Novel Insights on Spatio-Temporal Analysis for Frequency Modulated Thermal Wave Imaging Using Principal Component Analysis on Glass Fibre Reinforced Polymer Material

Abstract

Non-Destructive Testing and Evaluation (NDT&E) is being developed across various segments of the industry for detecting the presence of defects occurring either during the manufacturing or its in-service stage such as cracks, voids, delamination, etc. in a wide variety of materials. Among various NDT&E methodologies, InfraRed Thermography (IRT) gained importance due to its remote, whole-field, safe, and quantitative assessment of industrial and biomaterials. These merits make the IRT a promising approach for inspecting and evaluating various composite structures widely used in aerospace and defense applications.
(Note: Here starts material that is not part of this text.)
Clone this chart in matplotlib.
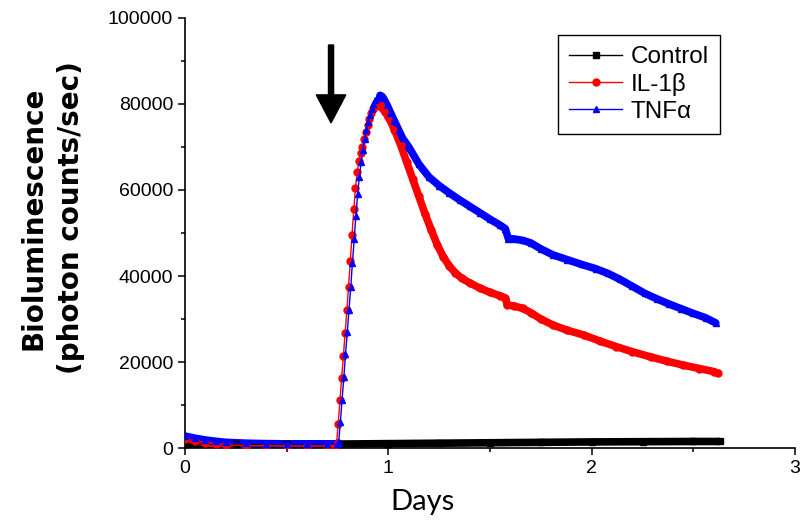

Among the recently introduced IRT techniques, Frequency Modulated Thermal Wave Imaging (FMTWI) ensures the feasibility of implementing moderate peak power heat sources in single experimentation compared to conventional pulse-based and sinusoidally modulated lock-in thermography. The present work enhances the scope of the Principal Component Analysis (PCA)-based IRT named Principal Component Thermography (PCT) by pioneering the application of temporally and spatially reconstructed FMTWI dataset for the first time. This paper explores the PCT-based data processing algorithm to test and evaluate artificially simulated blind hole defects in a Glass Fibre Reinforced Polymer (GFRP) material. The results of PCT obtained for the FMTWI technique highlight the merits of the data-reduced feature map known as Empirical Orthogonal Thermogram (EOT) along with its defect detection capabilities by considering the optimal Principal Component (PC) to reduce the effect of uneven heating on the sample.